A importância da Holding Patrimonial na sucessão de bens digitais

A constituição de uma holding patrimonial tem se mostrado uma ferramenta eficaz para o planejamento sucessório de ativos digitais, especialmente criptoativos e NFTs. A transferência da titularidade desses ativos para uma pessoa jurídica, controlada pelo próprio titular, permite a criação de um ambiente mais seguro e estruturado, facilitando o processo sucessório e evitando os riscos da partilha judicial tradicional, além de trazer a otimização tributária na distribuição dos bens.
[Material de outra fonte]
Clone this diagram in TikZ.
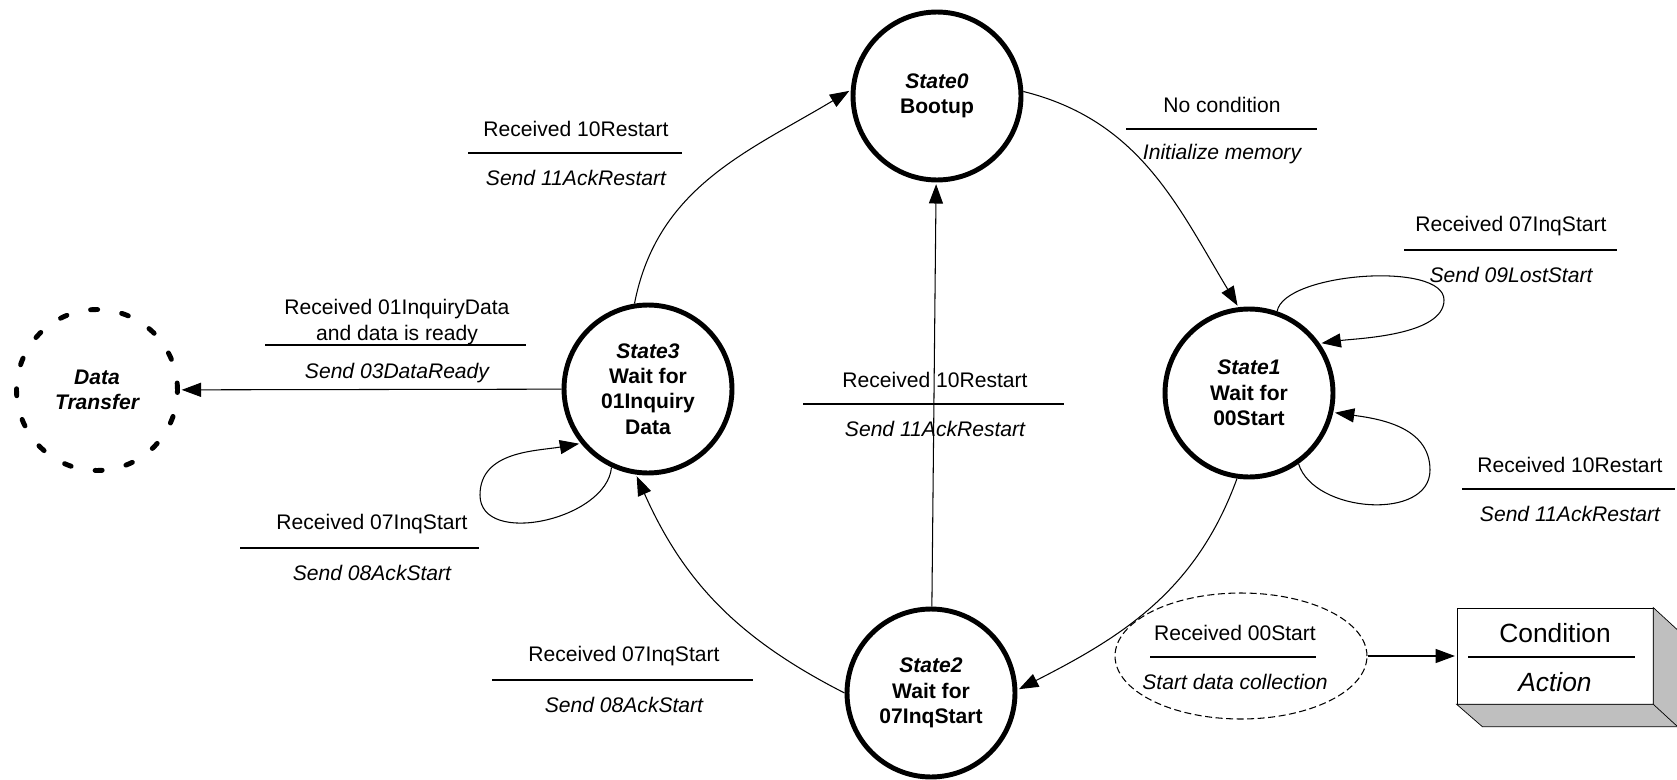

A holding permite a inclusão de cláusulas específicas no contrato social ou em acordos de sócios, conferindo maior segurança às partes. Entre elas, destacam-se regras para transferência de cotas, protocolos de segurança digital, procedimentos de acesso às chaves privadas e diretrizes para a distribuição de lucros.

Além disso, proporciona segurança jurídica e praticidade ao planejamento sucessório digital, permitindo a formalização dos ativos, a definição de regras de acesso e a transferência extrajudicial por meio de alteração contratual. Portanto, a holding integra, em um único instrumento, o planejamento jurídico, sucessório e tecnológico, prevenindo conflitos e assegurando a continuidade do patrimônio digital.

Conclusão

A sucessão de ativos digitais é um desafio jurídico emergente que exige adaptação do direito sucessório tradicional. Na ausência de regulamentação específica no Brasil, o planejamento prévio é fundamental para garantir a transmissão segura desses bens. Nesse contexto, estratégias como a elaboração de testamentos, a gestão de chaves privadas, o uso de carteiras digitais com múltiplas assinaturas e a constituição de holdings patrimoniais, se mostram eficazes; desde que conduzidas com o acompanhamento de profissional especializado na área sucessória e digital.